> _GOAL_: Look through the listing below for the line containing "Write a Python". Copy it and each line after it up to and including the line containing "fig = go.Figure()", exactly, leaving out pictures.

> _PROVIDED INFORMATION_:
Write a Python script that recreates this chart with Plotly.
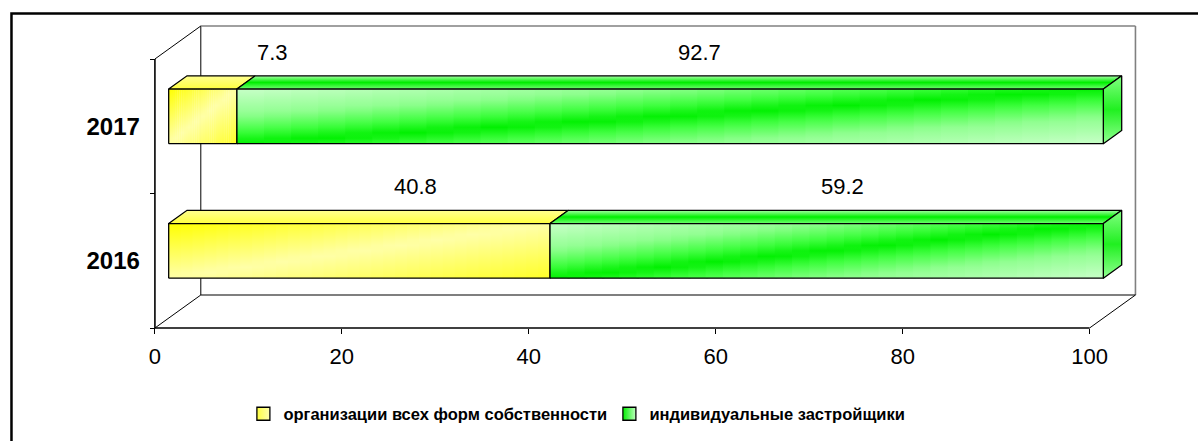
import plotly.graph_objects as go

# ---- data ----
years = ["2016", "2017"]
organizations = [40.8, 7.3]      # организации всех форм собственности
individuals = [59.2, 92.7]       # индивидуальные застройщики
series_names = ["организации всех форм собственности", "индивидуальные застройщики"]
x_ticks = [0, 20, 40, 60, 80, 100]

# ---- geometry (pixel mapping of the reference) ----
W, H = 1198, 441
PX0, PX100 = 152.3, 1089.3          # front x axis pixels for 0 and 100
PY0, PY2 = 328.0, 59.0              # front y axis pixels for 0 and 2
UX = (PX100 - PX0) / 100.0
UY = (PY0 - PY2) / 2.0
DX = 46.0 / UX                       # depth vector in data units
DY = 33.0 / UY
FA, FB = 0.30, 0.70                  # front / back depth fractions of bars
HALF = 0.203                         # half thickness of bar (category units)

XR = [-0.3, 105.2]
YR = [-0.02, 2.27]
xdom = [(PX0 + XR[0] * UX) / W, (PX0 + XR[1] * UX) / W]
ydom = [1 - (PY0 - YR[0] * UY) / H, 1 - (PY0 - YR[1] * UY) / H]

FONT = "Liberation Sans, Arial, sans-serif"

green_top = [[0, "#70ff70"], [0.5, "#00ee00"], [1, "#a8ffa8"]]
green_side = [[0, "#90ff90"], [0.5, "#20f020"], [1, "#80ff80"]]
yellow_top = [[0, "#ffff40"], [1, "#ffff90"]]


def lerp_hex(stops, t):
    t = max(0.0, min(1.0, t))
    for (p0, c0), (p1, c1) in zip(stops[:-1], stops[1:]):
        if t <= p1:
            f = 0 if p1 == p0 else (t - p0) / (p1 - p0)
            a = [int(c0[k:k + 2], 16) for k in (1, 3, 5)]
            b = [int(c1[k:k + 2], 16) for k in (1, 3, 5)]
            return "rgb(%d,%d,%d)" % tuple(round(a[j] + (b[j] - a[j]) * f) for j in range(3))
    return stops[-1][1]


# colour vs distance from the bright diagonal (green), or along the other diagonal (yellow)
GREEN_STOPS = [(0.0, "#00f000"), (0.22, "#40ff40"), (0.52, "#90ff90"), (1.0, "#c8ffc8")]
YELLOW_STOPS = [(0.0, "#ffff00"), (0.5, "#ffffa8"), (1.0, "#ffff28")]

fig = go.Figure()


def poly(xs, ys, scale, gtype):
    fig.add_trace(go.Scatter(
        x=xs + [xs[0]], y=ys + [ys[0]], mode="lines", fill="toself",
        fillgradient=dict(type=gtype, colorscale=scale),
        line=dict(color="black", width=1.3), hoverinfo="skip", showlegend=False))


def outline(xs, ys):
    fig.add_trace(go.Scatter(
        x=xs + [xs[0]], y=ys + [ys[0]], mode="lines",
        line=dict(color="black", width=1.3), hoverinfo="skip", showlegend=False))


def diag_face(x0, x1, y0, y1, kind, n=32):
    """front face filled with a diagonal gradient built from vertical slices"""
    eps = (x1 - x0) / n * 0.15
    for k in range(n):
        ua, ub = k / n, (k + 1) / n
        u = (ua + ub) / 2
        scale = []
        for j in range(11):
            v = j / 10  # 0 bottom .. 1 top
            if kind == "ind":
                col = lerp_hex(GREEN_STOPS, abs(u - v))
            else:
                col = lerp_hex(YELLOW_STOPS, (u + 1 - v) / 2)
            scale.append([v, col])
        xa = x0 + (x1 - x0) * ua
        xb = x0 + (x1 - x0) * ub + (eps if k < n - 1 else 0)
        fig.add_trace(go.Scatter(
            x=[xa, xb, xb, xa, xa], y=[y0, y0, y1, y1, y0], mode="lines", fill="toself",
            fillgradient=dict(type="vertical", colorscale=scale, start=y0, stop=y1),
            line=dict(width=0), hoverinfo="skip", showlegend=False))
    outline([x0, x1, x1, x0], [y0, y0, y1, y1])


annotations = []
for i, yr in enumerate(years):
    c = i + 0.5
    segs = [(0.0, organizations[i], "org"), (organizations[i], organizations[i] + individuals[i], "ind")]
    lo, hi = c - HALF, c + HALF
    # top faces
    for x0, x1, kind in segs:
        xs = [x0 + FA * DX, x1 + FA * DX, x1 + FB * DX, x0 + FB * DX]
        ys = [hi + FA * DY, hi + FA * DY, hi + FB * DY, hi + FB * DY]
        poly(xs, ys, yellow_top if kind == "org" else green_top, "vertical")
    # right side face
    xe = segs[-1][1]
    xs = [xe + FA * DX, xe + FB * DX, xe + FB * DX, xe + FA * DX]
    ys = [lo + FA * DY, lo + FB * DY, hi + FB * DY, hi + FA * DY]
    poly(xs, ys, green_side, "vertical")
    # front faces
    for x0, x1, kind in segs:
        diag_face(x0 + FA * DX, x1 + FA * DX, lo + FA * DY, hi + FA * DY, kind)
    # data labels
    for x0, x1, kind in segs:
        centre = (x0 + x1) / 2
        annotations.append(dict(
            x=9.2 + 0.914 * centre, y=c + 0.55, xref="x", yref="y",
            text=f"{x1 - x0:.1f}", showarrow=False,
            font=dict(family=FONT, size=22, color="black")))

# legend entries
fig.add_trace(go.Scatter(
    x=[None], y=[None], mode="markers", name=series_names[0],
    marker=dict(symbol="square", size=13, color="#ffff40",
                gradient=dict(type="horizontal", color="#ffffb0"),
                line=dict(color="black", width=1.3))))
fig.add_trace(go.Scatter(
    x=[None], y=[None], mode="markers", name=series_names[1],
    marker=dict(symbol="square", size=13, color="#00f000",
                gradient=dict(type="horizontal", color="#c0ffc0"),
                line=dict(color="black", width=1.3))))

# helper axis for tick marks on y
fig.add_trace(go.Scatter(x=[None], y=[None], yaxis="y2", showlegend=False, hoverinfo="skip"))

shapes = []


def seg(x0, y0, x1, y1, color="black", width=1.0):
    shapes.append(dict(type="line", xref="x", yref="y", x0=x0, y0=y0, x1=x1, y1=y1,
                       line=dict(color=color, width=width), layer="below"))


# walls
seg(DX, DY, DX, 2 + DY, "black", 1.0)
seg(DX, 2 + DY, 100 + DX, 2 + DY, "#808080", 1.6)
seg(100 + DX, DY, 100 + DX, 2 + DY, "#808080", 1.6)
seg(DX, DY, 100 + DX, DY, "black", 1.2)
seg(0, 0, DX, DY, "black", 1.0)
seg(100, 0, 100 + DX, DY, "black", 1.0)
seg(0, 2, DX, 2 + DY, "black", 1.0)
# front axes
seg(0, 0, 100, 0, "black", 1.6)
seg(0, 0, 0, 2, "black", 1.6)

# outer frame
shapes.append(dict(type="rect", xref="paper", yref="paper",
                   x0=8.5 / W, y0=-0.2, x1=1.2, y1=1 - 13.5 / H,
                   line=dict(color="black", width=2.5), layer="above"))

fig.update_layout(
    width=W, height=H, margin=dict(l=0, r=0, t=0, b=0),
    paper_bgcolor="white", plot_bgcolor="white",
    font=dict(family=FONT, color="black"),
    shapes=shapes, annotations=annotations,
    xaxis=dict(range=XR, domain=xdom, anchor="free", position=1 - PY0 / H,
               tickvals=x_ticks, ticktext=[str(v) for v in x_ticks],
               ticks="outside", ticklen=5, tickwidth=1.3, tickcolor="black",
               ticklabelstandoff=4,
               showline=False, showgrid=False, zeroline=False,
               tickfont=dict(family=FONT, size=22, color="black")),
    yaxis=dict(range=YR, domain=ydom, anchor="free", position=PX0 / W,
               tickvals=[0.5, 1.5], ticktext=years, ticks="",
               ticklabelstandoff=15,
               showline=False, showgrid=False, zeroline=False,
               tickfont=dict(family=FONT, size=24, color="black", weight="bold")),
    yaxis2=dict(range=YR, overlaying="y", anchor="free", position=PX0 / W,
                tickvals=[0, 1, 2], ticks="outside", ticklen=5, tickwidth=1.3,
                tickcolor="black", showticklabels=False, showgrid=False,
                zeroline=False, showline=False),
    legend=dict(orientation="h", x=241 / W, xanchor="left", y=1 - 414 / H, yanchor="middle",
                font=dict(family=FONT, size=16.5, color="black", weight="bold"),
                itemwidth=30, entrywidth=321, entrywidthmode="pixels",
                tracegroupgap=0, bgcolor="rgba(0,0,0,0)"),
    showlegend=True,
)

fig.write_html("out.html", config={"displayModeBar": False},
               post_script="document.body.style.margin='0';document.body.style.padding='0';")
==
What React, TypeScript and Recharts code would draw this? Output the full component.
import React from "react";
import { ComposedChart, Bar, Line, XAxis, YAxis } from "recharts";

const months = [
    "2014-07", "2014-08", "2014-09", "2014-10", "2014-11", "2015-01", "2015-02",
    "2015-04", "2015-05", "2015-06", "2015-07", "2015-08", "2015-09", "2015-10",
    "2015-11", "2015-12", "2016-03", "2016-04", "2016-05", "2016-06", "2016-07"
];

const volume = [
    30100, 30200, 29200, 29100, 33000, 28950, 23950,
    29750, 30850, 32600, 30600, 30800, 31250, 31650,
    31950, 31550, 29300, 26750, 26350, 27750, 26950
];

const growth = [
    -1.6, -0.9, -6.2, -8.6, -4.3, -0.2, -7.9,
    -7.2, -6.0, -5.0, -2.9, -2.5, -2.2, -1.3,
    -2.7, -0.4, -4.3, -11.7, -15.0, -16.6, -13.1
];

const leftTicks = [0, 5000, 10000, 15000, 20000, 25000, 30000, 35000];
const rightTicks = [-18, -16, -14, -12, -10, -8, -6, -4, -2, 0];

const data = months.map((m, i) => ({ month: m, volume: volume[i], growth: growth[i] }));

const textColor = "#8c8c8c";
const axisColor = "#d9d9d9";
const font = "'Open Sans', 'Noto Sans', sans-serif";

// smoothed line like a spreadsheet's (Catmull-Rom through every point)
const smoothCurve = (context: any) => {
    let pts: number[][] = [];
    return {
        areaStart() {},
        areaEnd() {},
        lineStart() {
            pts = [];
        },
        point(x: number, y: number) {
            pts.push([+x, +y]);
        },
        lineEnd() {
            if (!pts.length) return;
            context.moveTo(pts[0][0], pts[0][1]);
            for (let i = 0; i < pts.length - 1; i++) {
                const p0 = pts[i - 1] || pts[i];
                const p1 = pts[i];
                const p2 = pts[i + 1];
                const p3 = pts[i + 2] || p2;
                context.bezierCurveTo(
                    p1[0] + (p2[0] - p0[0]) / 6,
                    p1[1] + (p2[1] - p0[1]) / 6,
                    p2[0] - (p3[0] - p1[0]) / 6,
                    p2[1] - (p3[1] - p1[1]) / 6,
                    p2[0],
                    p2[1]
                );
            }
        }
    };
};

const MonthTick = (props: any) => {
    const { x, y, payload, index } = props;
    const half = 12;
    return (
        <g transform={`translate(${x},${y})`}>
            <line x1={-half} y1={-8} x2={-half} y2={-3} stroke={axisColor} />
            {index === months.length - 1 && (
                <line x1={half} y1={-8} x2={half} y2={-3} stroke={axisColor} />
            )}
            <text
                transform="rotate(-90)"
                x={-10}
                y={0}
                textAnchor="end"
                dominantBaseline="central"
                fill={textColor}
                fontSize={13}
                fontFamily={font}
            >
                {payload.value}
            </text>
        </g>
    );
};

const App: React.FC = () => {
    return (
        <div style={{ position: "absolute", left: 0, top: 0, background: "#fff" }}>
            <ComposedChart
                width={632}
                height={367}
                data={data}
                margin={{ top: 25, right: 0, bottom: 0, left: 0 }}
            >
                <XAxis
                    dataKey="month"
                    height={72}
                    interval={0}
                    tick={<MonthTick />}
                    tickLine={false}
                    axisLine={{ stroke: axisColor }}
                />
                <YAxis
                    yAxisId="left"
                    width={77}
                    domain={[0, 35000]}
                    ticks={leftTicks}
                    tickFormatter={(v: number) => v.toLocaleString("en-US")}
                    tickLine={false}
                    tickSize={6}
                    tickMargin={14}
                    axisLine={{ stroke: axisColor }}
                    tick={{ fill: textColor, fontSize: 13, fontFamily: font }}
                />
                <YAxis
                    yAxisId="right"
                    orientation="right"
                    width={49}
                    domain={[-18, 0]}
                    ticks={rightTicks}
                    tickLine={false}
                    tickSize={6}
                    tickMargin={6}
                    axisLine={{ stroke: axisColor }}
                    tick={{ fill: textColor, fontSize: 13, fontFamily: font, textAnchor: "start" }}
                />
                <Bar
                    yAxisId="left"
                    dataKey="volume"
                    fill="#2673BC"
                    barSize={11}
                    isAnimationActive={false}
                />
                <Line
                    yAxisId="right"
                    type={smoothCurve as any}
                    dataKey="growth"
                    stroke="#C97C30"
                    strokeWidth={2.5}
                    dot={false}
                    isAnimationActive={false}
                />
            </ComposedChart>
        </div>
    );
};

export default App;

> _EXERCISE OUTPUT_:
Write a Python script that recreates this chart with Plotly.
import plotly.graph_objects as go

# ---- data ----
years = ["2016", "2017"]
organizations = [40.8, 7.3]      # организации всех форм собственности
individuals = [59.2, 92.7]       # индивидуальные застройщики
series_names = ["организации всех форм собственности", "индивидуальные застройщики"]
x_ticks = [0, 20, 40, 60, 80, 100]

# ---- geometry (pixel mapping of the reference) ----
W, H = 1198, 441
PX0, PX100 = 152.3, 1089.3          # front x axis pixels for 0 and 100
PY0, PY2 = 328.0, 59.0              # front y axis pixels for 0 and 2
UX = (PX100 - PX0) / 100.0
UY = (PY0 - PY2) / 2.0
DX = 46.0 / UX                       # depth vector in data units
DY = 33.0 / UY
FA, FB = 0.30, 0.70                  # front / back depth fractions of bars
HALF = 0.203                         # half thickness of bar (category units)

XR = [-0.3, 105.2]
YR = [-0.02, 2.27]
xdom = [(PX0 + XR[0] * UX) / W, (PX0 + XR[1] * UX) / W]
ydom = [1 - (PY0 - YR[0] * UY) / H, 1 - (PY0 - YR[1] * UY) / H]

FONT = "Liberation Sans, Arial, sans-serif"

green_top = [[0, "#70ff70"], [0.5, "#00ee00"], [1, "#a8ffa8"]]
green_side = [[0, "#90ff90"], [0.5, "#20f020"], [1, "#80ff80"]]
yellow_top = [[0, "#ffff40"], [1, "#ffff90"]]


def lerp_hex(stops, t):
    t = max(0.0, min(1.0, t))
    for (p0, c0), (p1, c1) in zip(stops[:-1], stops[1:]):
        if t <= p1:
            f = 0 if p1 == p0 else (t - p0) / (p1 - p0)
            a = [int(c0[k:k + 2], 16) for k in (1, 3, 5)]
            b = [int(c1[k:k + 2], 16) for k in (1, 3, 5)]
            return "rgb(%d,%d,%d)" % tuple(round(a[j] + (b[j] - a[j]) * f) for j in range(3))
    return stops[-1][1]


# colour vs distance from the bright diagonal (green), or along the other diagonal (yellow)
GREEN_STOPS = [(0.0, "#00f000"), (0.22, "#40ff40"), (0.52, "#90ff90"), (1.0, "#c8ffc8")]
YELLOW_STOPS = [(0.0, "#ffff00"), (0.5, "#ffffa8"), (1.0, "#ffff28")]

fig = go.Figure()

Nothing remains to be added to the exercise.